_REQUIRED WORK_:
Your task is to give the listing below back word for word, pictures excluded.

________________

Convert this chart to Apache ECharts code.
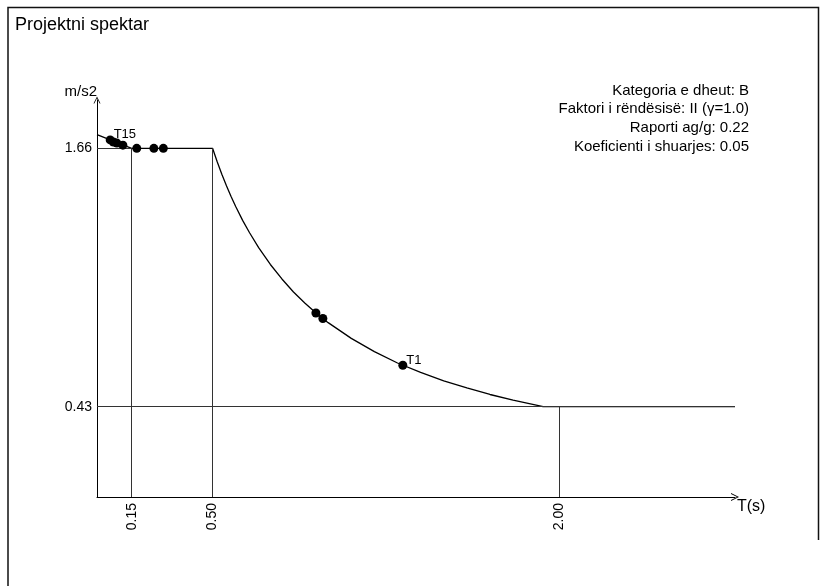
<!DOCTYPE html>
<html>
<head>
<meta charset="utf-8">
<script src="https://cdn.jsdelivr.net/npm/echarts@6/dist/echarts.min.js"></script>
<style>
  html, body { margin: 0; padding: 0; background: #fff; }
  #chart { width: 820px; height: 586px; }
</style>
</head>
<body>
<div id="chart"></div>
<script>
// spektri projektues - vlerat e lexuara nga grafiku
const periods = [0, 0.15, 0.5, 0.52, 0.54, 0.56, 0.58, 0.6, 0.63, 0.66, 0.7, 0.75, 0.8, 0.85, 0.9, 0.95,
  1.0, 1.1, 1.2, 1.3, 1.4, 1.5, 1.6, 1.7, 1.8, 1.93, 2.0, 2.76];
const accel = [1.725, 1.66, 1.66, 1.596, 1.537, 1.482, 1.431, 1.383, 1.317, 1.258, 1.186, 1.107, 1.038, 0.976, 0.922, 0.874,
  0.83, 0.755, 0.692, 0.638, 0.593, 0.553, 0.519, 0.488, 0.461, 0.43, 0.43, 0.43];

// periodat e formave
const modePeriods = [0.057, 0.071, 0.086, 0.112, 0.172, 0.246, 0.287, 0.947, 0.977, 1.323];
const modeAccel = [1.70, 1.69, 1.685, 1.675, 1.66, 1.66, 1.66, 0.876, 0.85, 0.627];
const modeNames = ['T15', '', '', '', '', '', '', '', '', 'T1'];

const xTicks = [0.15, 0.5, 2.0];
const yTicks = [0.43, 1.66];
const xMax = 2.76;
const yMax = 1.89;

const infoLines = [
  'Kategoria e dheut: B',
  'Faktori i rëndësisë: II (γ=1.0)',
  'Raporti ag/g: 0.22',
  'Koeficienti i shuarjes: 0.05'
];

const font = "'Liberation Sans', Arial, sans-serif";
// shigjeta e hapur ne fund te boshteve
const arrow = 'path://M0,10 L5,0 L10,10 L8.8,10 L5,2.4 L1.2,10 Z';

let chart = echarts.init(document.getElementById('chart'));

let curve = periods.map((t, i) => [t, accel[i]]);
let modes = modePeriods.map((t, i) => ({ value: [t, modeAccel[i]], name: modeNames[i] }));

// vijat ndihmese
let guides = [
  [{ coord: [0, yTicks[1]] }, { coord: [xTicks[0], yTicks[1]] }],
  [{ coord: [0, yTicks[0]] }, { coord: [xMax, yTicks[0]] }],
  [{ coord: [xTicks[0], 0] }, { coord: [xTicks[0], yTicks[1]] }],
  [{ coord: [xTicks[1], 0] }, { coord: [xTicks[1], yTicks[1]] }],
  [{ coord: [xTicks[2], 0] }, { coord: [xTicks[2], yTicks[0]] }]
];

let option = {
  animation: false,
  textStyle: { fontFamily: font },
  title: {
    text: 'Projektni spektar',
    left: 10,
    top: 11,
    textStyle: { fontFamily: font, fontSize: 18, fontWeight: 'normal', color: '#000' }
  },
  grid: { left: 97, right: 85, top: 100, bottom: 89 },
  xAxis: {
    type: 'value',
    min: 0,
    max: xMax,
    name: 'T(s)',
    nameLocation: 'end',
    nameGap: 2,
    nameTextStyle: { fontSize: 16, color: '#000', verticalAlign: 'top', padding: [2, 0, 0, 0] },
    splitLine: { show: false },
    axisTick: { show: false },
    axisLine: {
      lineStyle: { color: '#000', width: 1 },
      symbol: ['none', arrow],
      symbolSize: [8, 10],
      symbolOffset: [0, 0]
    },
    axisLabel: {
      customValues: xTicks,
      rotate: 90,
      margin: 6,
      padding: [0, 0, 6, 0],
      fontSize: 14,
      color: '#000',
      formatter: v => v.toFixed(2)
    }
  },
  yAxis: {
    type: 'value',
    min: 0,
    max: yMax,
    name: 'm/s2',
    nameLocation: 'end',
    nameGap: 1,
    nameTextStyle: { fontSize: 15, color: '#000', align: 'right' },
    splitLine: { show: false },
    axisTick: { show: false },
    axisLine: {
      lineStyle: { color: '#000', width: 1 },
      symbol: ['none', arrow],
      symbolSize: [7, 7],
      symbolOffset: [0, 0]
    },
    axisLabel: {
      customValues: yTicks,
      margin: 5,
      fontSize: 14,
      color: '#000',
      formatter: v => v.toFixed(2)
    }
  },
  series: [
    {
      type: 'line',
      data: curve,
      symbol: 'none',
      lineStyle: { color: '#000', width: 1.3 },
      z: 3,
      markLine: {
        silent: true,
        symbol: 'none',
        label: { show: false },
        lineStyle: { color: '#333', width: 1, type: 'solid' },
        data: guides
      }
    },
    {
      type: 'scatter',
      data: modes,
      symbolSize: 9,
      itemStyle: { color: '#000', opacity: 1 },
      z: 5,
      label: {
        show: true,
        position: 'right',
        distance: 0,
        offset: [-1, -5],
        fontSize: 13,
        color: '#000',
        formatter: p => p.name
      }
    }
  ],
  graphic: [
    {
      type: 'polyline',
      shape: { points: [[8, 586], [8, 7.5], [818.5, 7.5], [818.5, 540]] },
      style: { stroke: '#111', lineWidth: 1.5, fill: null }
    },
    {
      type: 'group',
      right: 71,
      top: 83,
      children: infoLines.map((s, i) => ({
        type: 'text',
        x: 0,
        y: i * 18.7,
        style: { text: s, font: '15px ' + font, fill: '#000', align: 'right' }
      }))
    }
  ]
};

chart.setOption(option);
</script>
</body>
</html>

________________

_FINAL ANSWER_:
Convert this chart to Apache ECharts code.
<!DOCTYPE html>
<html>
<head>
<meta charset="utf-8">
<script src="https://cdn.jsdelivr.net/npm/echarts@6/dist/echarts.min.js"></script>
<style>
  html, body { margin: 0; padding: 0; background: #fff; }
  #chart { width: 820px; height: 586px; }
</style>
</head>
<body>
<div id="chart"></div>
<script>
// spektri projektues - vlerat e lexuara nga grafiku
const periods = [0, 0.15, 0.5, 0.52, 0.54, 0.56, 0.58, 0.6, 0.63, 0.66, 0.7, 0.75, 0.8, 0.85, 0.9, 0.95,
  1.0, 1.1, 1.2, 1.3, 1.4, 1.5, 1.6, 1.7, 1.8, 1.93, 2.0, 2.76];
const accel = [1.725, 1.66, 1.66, 1.596, 1.537, 1.482, 1.431, 1.383, 1.317, 1.258, 1.186, 1.107, 1.038, 0.976, 0.922, 0.874,
  0.83, 0.755, 0.692, 0.638, 0.593, 0.553, 0.519, 0.488, 0.461, 0.43, 0.43, 0.43];

// periodat e formave
const modePeriods = [0.057, 0.071, 0.086, 0.112, 0.172, 0.246, 0.287, 0.947, 0.977, 1.323];
const modeAccel = [1.70, 1.69, 1.685, 1.675, 1.66, 1.66, 1.66, 0.876, 0.85, 0.627];
const modeNames = ['T15', '', '', '', '', '', '', '', '', 'T1'];

const xTicks = [0.15, 0.5, 2.0];
const yTicks = [0.43, 1.66];
const xMax = 2.76;
const yMax = 1.89;

const infoLines = [
  'Kategoria e dheut: B',
  'Faktori i rëndësisë: II (γ=1.0)',
  'Raporti ag/g: 0.22',
  'Koeficienti i shuarjes: 0.05'
];

const font = "'Liberation Sans', Arial, sans-serif";
// shigjeta e hapur ne fund te boshteve
const arrow = 'path://M0,10 L5,0 L10,10 L8.8,10 L5,2.4 L1.2,10 Z';

let chart = echarts.init(document.getElementById('chart'));

let curve = periods.map((t, i) => [t, accel[i]]);
let modes = modePeriods.map((t, i) => ({ value: [t, modeAccel[i]], name: modeNames[i] }));

// vijat ndihmese
let guides = [
  [{ coord: [0, yTicks[1]] }, { coord: [xTicks[0], yTicks[1]] }],
  [{ coord: [0, yTicks[0]] }, { coord: [xMax, yTicks[0]] }],
  [{ coord: [xTicks[0], 0] }, { coord: [xTicks[0], yTicks[1]] }],
  [{ coord: [xTicks[1], 0] }, { coord: [xTicks[1], yTicks[1]] }],
  [{ coord: [xTicks[2], 0] }, { coord: [xTicks[2], yTicks[0]] }]
];

let option = {
  animation: false,
  textStyle: { fontFamily: font },
  title: {
    text: 'Projektni spektar',
    left: 10,
    top: 11,
    textStyle: { fontFamily: font, fontSize: 18, fontWeight: 'normal', color: '#000' }
  },
  grid: { left: 97, right: 85, top: 100, bottom: 89 },
  xAxis: {
    type: 'value',
    min: 0,
    max: xMax,
    name: 'T(s)',
    nameLocation: 'end',
    nameGap: 2,
    nameTextStyle: { fontSize: 16, color: '#000', verticalAlign: 'top', padding: [2, 0, 0, 0] },
    splitLine: { show: false },
    axisTick: { show: false },
    axisLine: {
      lineStyle: { color: '#000', width: 1 },
      symbol: ['none', arrow],
      symbolSize: [8, 10],
      symbolOffset: [0, 0]
    },
    axisLabel: {
      customValues: xTicks,
      rotate: 90,
      margin: 6,
      padding: [0, 0, 6, 0],
      fontSize: 14,
      color: '#000',
      formatter: v => v.toFixed(2)
    }
  },
  yAxis: {
    type: 'value',
    min: 0,
    max: yMax,
    name: 'm/s2',
    nameLocation: 'end',
    nameGap: 1,
    nameTextStyle: { fontSize: 15, color: '#000', align: 'right' },
    splitLine: { show: false },
    axisTick: { show: false },
    axisLine: {
      lineStyle: { color: '#000', width: 1 },
      symbol: ['none', arrow],
      symbolSize: [7, 7],
      symbolOffset: [0, 0]
    },
    axisLabel: {
      customValues: yTicks,
      margin: 5,
      fontSize: 14,
      color: '#000',
      formatter: v => v.toFixed(2)
    }
  },
  series: [
    {
      type: 'line',
      data: curve,
      symbol: 'none',
      lineStyle: { color: '#000', width: 1.3 },
      z: 3,
      markLine: {
        silent: true,
        symbol: 'none',
        label: { show: false },
        lineStyle: { color: '#333', width: 1, type: 'solid' },
        data: guides
      }
    },
    {
      type: 'scatter',
      data: modes,
      symbolSize: 9,
      itemStyle: { color: '#000', opacity: 1 },
      z: 5,
      label: {
        show: true,
        position: 'right',
        distance: 0,
        offset: [-1, -5],
        fontSize: 13,
        color: '#000',
        formatter: p => p.name
      }
    }
  ],
  graphic: [
    {
      type: 'polyline',
      shape: { points: [[8, 586], [8, 7.5], [818.5, 7.5], [818.5, 540]] },
      style: { stroke: '#111', lineWidth: 1.5, fill: null }
    },
    {
      type: 'group',
      right: 71,
      top: 83,
      children: infoLines.map((s, i) => ({
        type: 'text',
        x: 0,
        y: i * 18.7,
        style: { text: s, font: '15px ' + font, fill: '#000', align: 'right' }
      }))
    }
  ]
};

chart.setOption(option);
</script>
</body>
</html>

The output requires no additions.